Un nouvel équilibre est à chercher, enrichi de contributions nouvelles et d’héritages anciens. Malheureusement, la conservation  du patrimoine de connaissances ancestrale est de plus en plus problématique car ces savoirs ne sont plus retransmis par les canaux traditionnels et sont discriminés par les médias modernes. Leur mémoire même risque d’être effacée. Il est donc important que l’héritage du passé soit étudié pour être mieux connu, conservé et dûment mis en évidence pour qu’il puisse continuer à être un élément identitaire accessible pour les générations à venir.
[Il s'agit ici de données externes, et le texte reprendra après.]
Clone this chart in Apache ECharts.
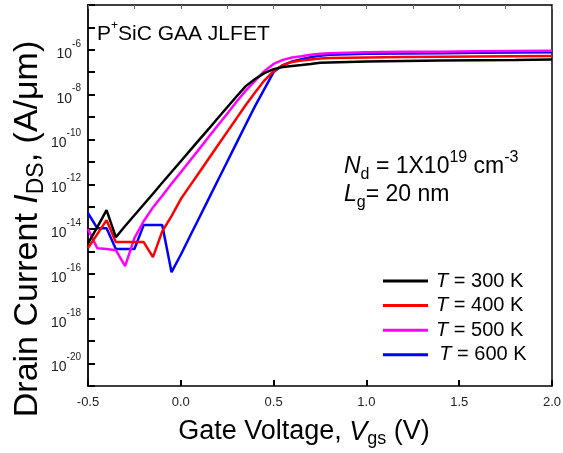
<!DOCTYPE html>
<html>
<head>
<meta charset="utf-8">
<script src="https://cdn.jsdelivr.net/npm/echarts@6/dist/echarts.min.js"></script>
<style>
  html, body { margin: 0; padding: 0; background: #fff; }
  #chart { width: 563px; height: 453px; }
</style>
</head>
<body>
<div id="chart"></div>
<script>
// Gate voltage sweep (V)
const vgs = [-0.5, -0.45, -0.4, -0.35, -0.3, -0.25, -0.2, -0.15, -0.1, -0.05,
  0, 0.05, 0.1, 0.15, 0.2, 0.25, 0.3, 0.35, 0.4, 0.45, 0.5, 0.55, 0.6, 0.65,
  0.7, 0.75, 0.8, 0.9, 1.0, 1.2, 1.4, 1.6, 1.8, 2.0];

// Drain current (A/um) at each temperature
const ids300 = [2.34e-15, 1.23e-14, 7.08e-14, 4.37e-15, 1.38e-14, 4.17e-14, 1.26e-13, 3.8e-13, 1.17e-12, 3.55e-12,
  1.07e-11, 3.24e-11, 9.8e-11, 2.95e-10, 9.1e-10, 2.75e-9, 8.3e-9, 2.4e-8, 5.0e-8, 9.1e-8, 1.38e-7, 1.7e-7, 1.9e-7, 2.09e-7,
  2.34e-7, 2.63e-7, 2.75e-7, 2.88e-7, 3.02e-7, 3.16e-7, 3.31e-7, 3.47e-7, 3.55e-7, 3.72e-7];
const ids400 = [1.41e-15, 6.0e-15, 2.51e-14, 2.63e-15, 2.63e-15, 2.63e-15, 2.63e-15, 5.6e-16, 7.9e-15, 3.8e-14,
  2.19e-13, 8.7e-13, 3.47e-12, 1.38e-11, 5.5e-11, 2.19e-10, 8.7e-10, 3.47e-9, 1.26e-8, 4.27e-8, 1.12e-7, 2.09e-7, 2.88e-7, 3.31e-7,
  3.72e-7, 4.07e-7, 4.27e-7, 4.47e-7, 4.57e-7, 4.79e-7, 4.9e-7, 5.0e-7, 5.13e-7, 5.25e-7];
const ids500 = [1.0e-14, 1.41e-15, 1.29e-15, 1.15e-15, 2.24e-16, 3.98e-15, 2.24e-14, 9.3e-14, 3.09e-13, 1.05e-12,
  3.47e-12, 1.15e-11, 3.8e-11, 1.29e-10, 4.27e-10, 1.41e-9, 4.79e-9, 1.51e-8, 4.07e-8, 1.12e-7, 2.34e-7, 3.55e-7, 4.57e-7, 5.13e-7,
  6.0e-7, 6.76e-7, 7.08e-7, 7.41e-7, 7.76e-7, 8.13e-7, 8.3e-7, 8.7e-7, 8.9e-7, 9.1e-7];
const ids600 = [5.1e-14, 1.1e-14, 1.1e-14, 1.29e-15, 1.29e-15, 1.29e-15, 1.51e-14, 1.51e-14, 1.51e-14, 1.2e-16,
  7.2e-16, 4.9e-15, 3.31e-14, 2.24e-13, 1.51e-12, 1.02e-11, 6.9e-11, 4.68e-10, 3.09e-9, 1.78e-8, 1.02e-7, 2.09e-7, 3.02e-7, 3.8e-7,
  4.68e-7, 5.5e-7, 6.0e-7, 6.3e-7, 6.6e-7, 6.9e-7, 7.08e-7, 7.41e-7, 7.59e-7, 7.76e-7];

// Current axis range and labelled decades (powers of ten)
const decadeMin = -21;
const decadeMax = -4;
const labelledDecades = [-20, -18, -16, -14, -12, -10, -8, -6];

const seriesNames = ['300 K', '400 K', '500 K', '600 K'];
const seriesData = [ids300, ids400, ids500, ids600];
const seriesColors = ['#000000', '#ff0000', '#ff00ff', '#0000ff'];

const FONT = '"Liberation Sans", Arial, sans-serif';

// The current axis is drawn in decades: each point is placed at log10(I).
function pairs(ys) {
  return vgs.map((v, i) => [v, Math.log10(ys[i])]);
}

function titleRich(size, lh) {
  const s = Math.round(size * 0.68);
  return {
    n: { fontSize: size, fontFamily: FONT, fill: '#000', lineHeight: lh, verticalAlign: 'middle' },
    i: { fontSize: size, fontFamily: FONT, fontStyle: 'italic', fill: '#000', lineHeight: lh, verticalAlign: 'middle' },
    sub: { fontSize: s, fontFamily: FONT, fill: '#000', lineHeight: lh, verticalAlign: 'bottom' },
    sup: { fontSize: s, fontFamily: FONT, fill: '#000', lineHeight: lh, verticalAlign: 'top' }
  };
}

const chart = echarts.init(document.getElementById('chart'), null, { renderer: 'canvas' });

const option = {
  animation: false,
  backgroundColor: '#ffffff',
  grid: { left: 88, right: 11, top: 5, bottom: 67, outerBoundsMode: 'none' },
  xAxis: [{
    type: 'value',
    min: -0.5, max: 2.0, interval: 0.5,
    axisLine: { show: true, onZero: false, lineStyle: { color: '#000', width: 1.5 } },
    axisTick: { show: true, inside: true, length: 6, lineStyle: { color: '#000', width: 2 } },
    axisLabel: {
      margin: 10, color: '#222', fontSize: 13, fontFamily: FONT,
      formatter: v => v.toFixed(1)
    },
    splitLine: { show: false }
  }, {
    type: 'value',
    position: 'top',
    min: -0.5, max: 2.0, interval: 0.25,
    axisLine: { show: true, onZero: false, lineStyle: { color: '#000', width: 1.5 } },
    axisTick: { show: true, inside: true, length: 4, lineStyle: { color: '#666', width: 1 } },
    axisLabel: { show: false },
    splitLine: { show: false }
  }],
  yAxis: [{
    type: 'value',
    min: decadeMin, max: decadeMax, interval: 1,
    axisLine: { show: true, onZero: false, lineStyle: { color: '#000', width: 1.8 } },
    axisTick: { show: true, inside: true, length: 7, lineStyle: { color: '#000', width: 2 } },
    splitLine: { show: false },
    axisLabel: {
      margin: 7,
      formatter: v => labelledDecades.includes(Math.round(v)) ? '{b|10}{s|' + Math.round(v) + '}' : '',
      rich: {
        b: { fontSize: 14, fontFamily: FONT, color: '#222', lineHeight: 22, verticalAlign: 'bottom' },
        s: { fontSize: 10, fontFamily: FONT, color: '#222', lineHeight: 22, verticalAlign: 'top' }
      }
    }
  }, {
    type: 'value',
    position: 'right',
    min: decadeMin, max: decadeMax,
    axisLine: { show: true, onZero: false, lineStyle: { color: '#000', width: 1.5 } },
    axisTick: { show: false },
    axisLabel: { show: false },
    splitLine: { show: false }
  }],
  legend: {
    orient: 'vertical',
    left: 383,
    top: 271,
    padding: 0,
    icon: 'rect',
    itemWidth: 45,
    itemHeight: 3,
    itemGap: 4.6,
    data: seriesNames,
    formatter: name => (name === '600 K' ? ' ' : '') + '{i|T}{n| = ' + name + '}',
    textStyle: {
      padding: [0, 0, 0, 3],
      rich: {
        i: { fontSize: 20, fontFamily: FONT, fontStyle: 'italic', color: '#000', lineHeight: 20 },
        n: { fontSize: 20, fontFamily: FONT, color: '#000', lineHeight: 20 }
      }
    }
  },
  graphic: [{
    // y-axis title
    type: 'text',
    x: 28, y: 229,
    rotation: Math.PI / 2,
    style: {
      text: '{n|Drain Current }{i|I}{sub|DS}{n|, (A/\u03bcm)}',
      align: 'center', verticalAlign: 'middle',
      rich: titleRich(34, 40)
    }
  }, {
    // x-axis title
    type: 'text',
    x: 304, y: 432,
    style: {
      text: '{n|Gate Voltage, }{i|V}{sub|gs}{n| (V)}',
      align: 'center', verticalAlign: 'middle',
      rich: titleRich(27, 32)
    }
  }, {
    type: 'text',
    left: 97, top: 20,
    style: {
      text: '{n|P}{s|+}{n|SiC GAA JLFET}',
      rich: {
        n: { fontSize: 21, fontFamily: FONT, fill: '#000', lineHeight: 25, verticalAlign: 'bottom' },
        s: { fontSize: 12, fontFamily: FONT, fill: '#000', lineHeight: 25, verticalAlign: 'top' }
      }
    }
  }, {
    type: 'text',
    left: 344, top: 150,
    style: {
      text: '{i|N}{sub|d}{n| = 1X10}{sup|19}{n| cm}{sup|-3}',
      rich: titleRich(23, 33)
    }
  }, {
    type: 'text',
    left: 344, top: 183,
    style: {
      text: '{i|L}{sub|g}{n|= 20 nm}',
      rich: titleRich(23, 33)
    }
  }],
  series: seriesNames.map((name, k) => ({
    name: name,
    type: 'line',
    xAxisIndex: 0,
    yAxisIndex: 0,
    data: pairs(seriesData[k]),
    showSymbol: false,
    symbol: 'none',
    smooth: false,
    color: seriesColors[k],
    lineStyle: { color: seriesColors[k], width: 2.5 },
    z: 10 - k
  }))
};

chart.setOption(option);
</script>
</body>
</html>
Il ne s’agit pas de l’imposer, mais de le sauvegarder pour que les jeunes citoyens puissent choisir en connaissance de cause leur avenir. Tout ce qui est production de l’esprit et de la sensibilité humaine doit retenir notre attention, surtout quand cette forme de civilisation est unique et qu’elle ne se répétera plus. Et  elle doit être protégée si nécessaire.  C’est une exigence à caractère général et, dirions nous, universel.  Le besoin d’une continuité culturelle, menacée aujourd’hui par le mouvement global de  standardisation, est diffus et partagé. La conservation de la mémoire et la recherche identitaire sont de plus en plus une nécessité, une urgence, et les communautés doivent trouver des solutions.

Ce qu’on a cru bien faire

La Vallée d’Aoste,  par le biais de l’Administration Régionale prévoyante, a pourvu à se doter d’instruments adaptés, depuis des années, en soutenant les associations et en créant le BREL (Bureau Régional pour l’Ethnologie et la Linguistique). Elle a facilité la naissance de structures  qui assurent la collecte de matériaux (enregistrements sonores, lettres , cahiers de chansons, notes manuscrites, photos, vidéos, etc.), leur archivage, classification et conservation,  leur étude scientifique, leur divulgation.  En parallèle, l’Administration a aussi développé une action constante pour encourager la population à pratiquer, autant que possible,  ses langues traditionnelles : le français à travers l’enseignement scolaire, l’organisation d’évènements culturels,  la diffusion de livres, audio-visuels, etc. ; quant au francoprovençal, il est entré à l’école, il y a bien longtemps, grâce au Concours Cerlogne ; il est enseigné à l’Ecole Populaire de Patois expressément instituée ; il est utilisé dans des pièces théâtrales,  produites et représentées par les nombreuses compagnies nées dans la deuxième moitié du XXe siècle, il est écrit par des poètes et par des écrivains, il est chanté par des chorales et des chanteurs. De plus, l’Administration a pourvu à la professionnalisation du personnel œuvrant dans le domaine du francoprovençal en lui reconnaissant les relatives compétences par une certification . Parce que, s’il est important que le souvenir demeure, il est également important que ce qui est encore vivant continue son parcours dans l’histoire et contribue ainsi à réjouir ceux qui portent cette langue dans leur cœur  et alimente, en même temps, la diversité linguistique et culturelle.